Dimanche, une chute de séracs a fait au moins sept morts et huit blessés sur le glacier de la Marmolada, dans le nord-est de l'Italie. Des masses de glace, de neige et de roche ont déferlé sur la voie très fréquentée menant au sommet, et ont entraîné deux cordées dans leur chute. Treize personnes étaient encore portées disparues mardi... Les travaux de sauvetage sont risqués. Car l'on craint de nouvelles chutes de glace.
Au même moment, 400'000 mètres cubes de glace menacent de s'effondrer sur une douzaine de maisons sur le flanc italien du Mont-Blanc. La commune de Courmayeur a par exemple fait évacuer mardi la vallée de Ferret, très prisée des touristes.

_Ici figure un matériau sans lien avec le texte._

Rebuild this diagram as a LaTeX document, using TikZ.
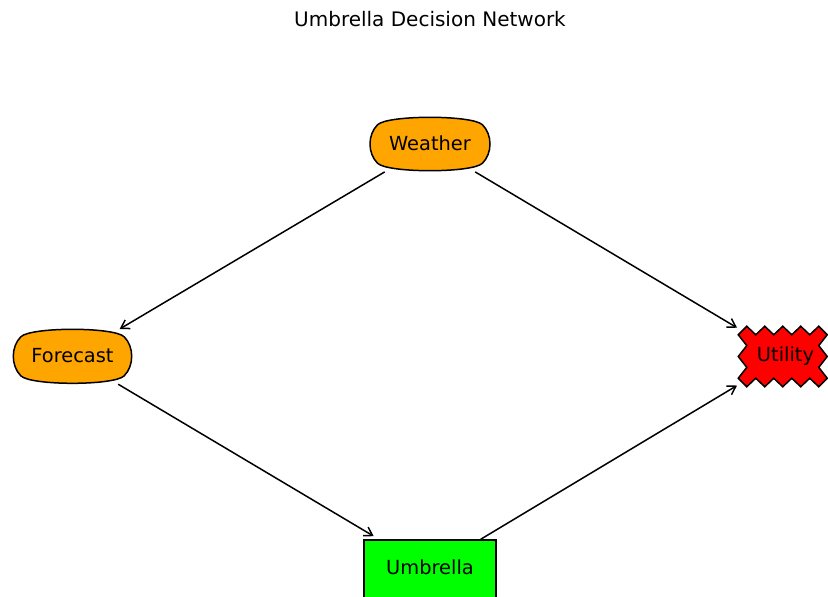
\documentclass[tikz,border=0pt]{standalone}
\usepackage{fontspec}
\setmainfont{DejaVu Sans}
\usetikzlibrary{arrows.meta}
\definecolor{wxorange}{HTML}{FFA500}
\definecolor{umgreen}{HTML}{00FF00}
\definecolor{utred}{HTML}{FF0000}
% round4-like box: #1 centre, #2 half width, #3 half height, #4 rounding, #5 fill
\newcommand\roundfourbox[5]{%
  \pgfmathsetmacro\rfCx{#2-0.75*#4}%
  \pgfmathsetmacro\rfCy{#3-0.75*#4}%
  \pgfmathsetmacro\rfPx{#2+0.25*#4}%
  \pgfmathsetmacro\rfPy{#3+0.25*#4}%
  \pgfmathsetmacro\rfQx{\rfCx-#4}%
  \pgfmathsetmacro\rfQy{\rfCy-#4}%
  \begin{scope}[shift={#1}]
    \filldraw[boxline, fill=#5]
      (-\rfCx,-\rfCy) .. controls (-\rfQx,-\rfPy) and (\rfQx,-\rfPy) .. (\rfCx,-\rfCy)
      .. controls (\rfPx,-\rfQy) and (\rfPx,\rfQy) .. (\rfCx,\rfCy)
      .. controls (\rfQx,\rfPy) and (-\rfQx,\rfPy) .. (-\rfCx,\rfCy)
      .. controls (-\rfPx,\rfQy) and (-\rfPx,-\rfQy) .. (-\rfCx,-\rfCy) -- cycle;
  \end{scope}}
\begin{document}
\begin{tikzpicture}[x=1pt,y=-1pt,
  lbl/.style={font=\fontsize{19.4}{23}\selectfont, text height=14.55pt, text depth=3.96pt, inner sep=0pt},
  boxline/.style={draw=black, line width=1.5pt, line join=miter},
  edge/.style={draw=black, line width=1.5pt, -{Straight Barb[length=8pt,width=10pt]}, shorten >=1.5pt}]
\useasboundingbox (0,0) rectangle (828,597);
\clip (0,0) rectangle (828,597);

\node[font=\fontsize{20}{24}\selectfont, anchor=base, inner sep=0pt] (title) at (430,26.7) {Umbrella Decision Network};

% Weather
\roundfourbox{(430,144)}{60}{26.7}{10}{wxorange}
\node[lbl, minimum width=120pt, minimum height=53.4pt] (weather) at (430,145) {Weather};

% Forecast
\roundfourbox{(72.5,356.3)}{59.2}{27}{10}{wxorange}
\node[lbl, minimum width=118.4pt, minimum height=54pt] (forecast) at (72.5,357) {Forecast};

% Umbrella
\node[lbl, boxline, fill=umgreen, minimum width=132pt, minimum height=59.4pt] (umbrella) at (430,569.7) {Umbrella};

% Utility (sawtooth)
\filldraw[boxline, fill=utred]
  (742.5,330.5) -- (746.75,326.25) -- (755.75,334.75) -- (764.75,326.25) -- (773.75,334.75)
  -- (782.75,326.25) -- (791.75,334.75) -- (800.75,326.25) -- (809.75,334.75) -- (818.75,326.25)
  -- (823,330.5) -- (827.25,334.75) -- (818.75,345.625) -- (827.25,356.5) -- (818.75,367.375)
  -- (827.25,378.25) -- (823,382.5) -- (818.75,386.75) -- (809.75,378.25) -- (800.75,386.75)
  -- (791.75,378.25) -- (782.75,386.75) -- (773.75,378.25) -- (764.75,386.75) -- (755.75,378.25)
  -- (746.75,386.75) -- (742.5,382.5) -- (738.25,378.25) -- (746.75,367.375) -- (738.25,356.5)
  -- (746.75,345.625) -- (738.25,334.75) -- cycle;
\node[lbl, minimum width=94pt, minimum height=60pt] (utility) at (785.5,356.5) {Utility};

% Edges
\draw[edge] (weather) -- (forecast);
\draw[edge] (weather) -- (utility);
\draw[edge, shorten >=6pt] (forecast) -- (umbrella);
\draw[edge] (umbrella) -- (utility);
\end{tikzpicture}
\end{document}
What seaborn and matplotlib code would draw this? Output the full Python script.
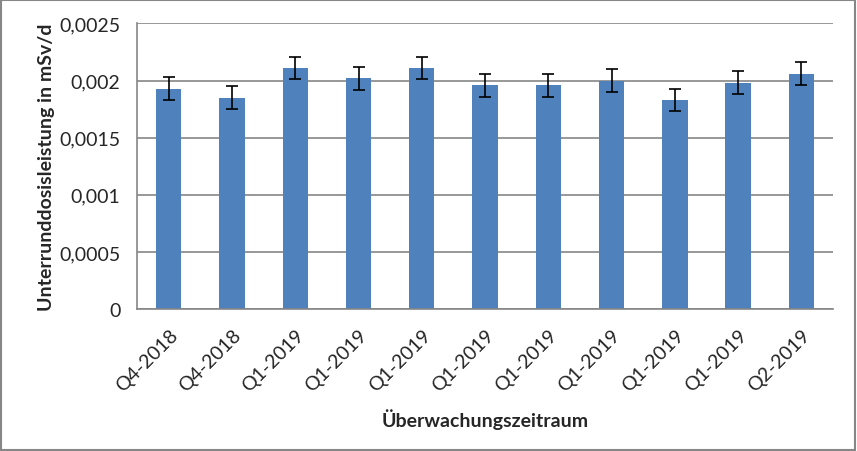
import matplotlib
matplotlib.use("Agg")
import matplotlib.pyplot as plt
import matplotlib.ticker as mticker
import pandas as pd
import seaborn as sns

# Werte
zeitraum = ["Q4-2018", "Q4-2018", "Q1-2019", "Q1-2019", "Q1-2019", "Q1-2019",
            "Q1-2019", "Q1-2019", "Q1-2019", "Q1-2019", "Q2-2019"]
dosis = [0.00193, 0.00185, 0.00211, 0.00202, 0.00211, 0.00196,
         0.00196, 0.00200, 0.00183, 0.00198, 0.00206]
fehler = [0.0001, 0.0001, 0.0001, 0.0001, 0.0001, 0.0001,
          0.0001, 0.0001, 0.0001, 0.0001, 0.0001]
y_ticks = [0, 0.0005, 0.001, 0.0015, 0.002, 0.0025]

df = pd.DataFrame({"pos": range(len(zeitraum)), "dosis": dosis, "fehler": fehler})

sns.set_style("white")
plt.rcParams["font.family"] = ["Lato", "DejaVu Sans"]

fig = plt.figure(figsize=(8.57, 4.52), dpi=100)
ax = fig.add_axes([0.160, 0.314, 0.812, 0.632])

sns.barplot(data=df, x="pos", y="dosis", color="#4F81BD", saturation=1,
            width=0.4, errorbar=None, linewidth=0, ax=ax)
ax.errorbar(df["pos"], df["dosis"], yerr=df["fehler"], fmt="none",
            ecolor="black", elinewidth=1.2, capsize=4, capthick=1.2)

ax.set_ylim(0, 0.0025)
ax.set_xlim(-0.5, len(zeitraum) - 0.5)
ax.set_yticks(y_ticks)
ax.yaxis.set_major_formatter(mticker.FuncFormatter(
    lambda v, p: "0" if v == 0 else f"{v:.4f}".rstrip("0").replace(".", ",")))
ax.yaxis.grid(True, color="#868686", linewidth=1.2)
ax.set_axisbelow(True)

ax.set_xticks(range(len(zeitraum)))
ax.set_xticklabels(zeitraum, rotation=45, ha="right", rotation_mode="anchor", fontsize=14)
ax.set_xticks([i - 0.5 for i in range(len(zeitraum) + 1)], minor=True)
ax.tick_params(axis="x", which="major", length=0, pad=12)
ax.tick_params(axis="x", which="minor", length=6, color="#868686", width=1.2)
ax.tick_params(axis="y", length=8, color="#868686", width=1.2, labelsize=14, pad=4)

for s in ["top", "right"]:
    ax.spines[s].set_visible(False)
for s in ["left", "bottom"]:
    ax.spines[s].set_color("#868686")
    ax.spines[s].set_linewidth(1.2)

ax.set_xlabel("Überwachungszeitraum", fontsize=14, fontweight="bold", labelpad=10)
ax.set_ylabel("Unterrunddosisleistung in mSv/d", fontsize=14, fontweight="bold", labelpad=3)

# Rahmen um die Grafik
fig.patches.append(plt.Rectangle((0.001, 0.002), 0.997, 0.995, transform=fig.transFigure,
                                 fill=False, edgecolor="#868686", linewidth=1.5))

fig.savefig("out.png", dpi=100)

Nos glaciers sous surveillance
En Suisse aussi, des milliers de montagnards se baladent actuellement dans les Alpes. Un accident comme celui de la Marmolada peut-il aussi se produire chez nous? Le glaciologue Daniel Farinotti nous offre ses lumières. «Là où il y a une arête de terrain sur le glacier, des blocs de glace – appelés séracs – peuvent de fait se détacher», explique le professeur à l'EPF de Zurich et à l'Institut fédéral de recherches sur la forêt, la neige et le paysage. Normalement, ces ruptures ne sont pas aussi importantes que celle de la Marmolada. Mais un incident similaire s'est déjà produit chez nous il y a peu de temps: le 27 mai dernier sur le glacier valaisan du Grand Combin, une rupture de glace est survenue. Deux personnes sont mortes, neuf autres ont été blessées.
La Suisse compte au total 1400 glaciers. «La plupart d'entre eux ne sont pas dangereux en raison de leur topographie, explique le scientifique. Quelques dizaines de ces glaciers sont toutefois surveillés, car ils pourraient menacer des infrastructures comme des routes, des voies ferrées, ou des habitations en cas de chutes de glace importantes.» Il s'agit par exemple du glacier suspendu du Weisshorn (4505m) dans la vallée de la Matter (VS), qui menace de s'effondrer, et du glacier de l'Allalin dans la vallée de Saas (VS), où une avalanche de glace a enseveli en 1965 les baraques du chantier de Mattmark, ainsi que 88 personnes. Le glacier de Cambrena dans les Grisons, les glaciers valaisans de Bisgletscher et de Schwarzberg et le glacier de Gutzgletscher dans l'Oberland bernois sont également dans le collimateur.
La faute au réchauffement climatique
Comme à la Marmolada, il y a des itinéraires de loisirs traversant des zones à risque en Suisse aussi. Un exemple: le glacier du Trift, au Weissmies (4017m), en Valais. La voie normale passe directement sous une arête de terrain au milieu du glacier. «C'est surtout à la descente que cet itinéraire standard est utilisé», poursuit le glaciologue. La plupart des endroits dangereux se trouvent en Valais, car c'est aussi là que se trouvent les plus hautes montagnes, et donc les plus grands glaciers. Mais les glaciers de l'Oberland bernois et de l'Engadine figurent également sur la liste d'inventaire.
Malgré les mesures scientifiques que l'on peut effectuer, il est difficile de mettre en garde contre les chutes de glace, explique Daniel Farinotti: «Si une rupture se produit, par exemple sur le lit du glacier et non dans la glace, l'on ne peut pas la prévoir.» La chaleur due au changement climatique favoriserait de tels phénomènes. Il est évident que les températures records mesurées sur la Marmolada peu avant la rupture du glacier ont joué un rôle, explique le glaciologue, car l'eau agit comme un lubrifiant pour les mouvements d'un glacier.
«Les glaciers se retirent et s'amincissent. Mais le mouvement de la glace est proportionnel à l'épaisseur de la glace. Cela signifie que des glaciers plus minces s'écoulent moins vite et peuvent donc provoquer moins d'incidents.» L'expert en glaciers conseille: «Celui qui veut s'aventurer dans une région glaciaire devrait demander des guides de montagne connaissant bien les lieux.» Un risque résiduel de mourir dans une avalanche ou un glissement de terrain subsiste cependant dans tous les cas: la prudence reste de mise!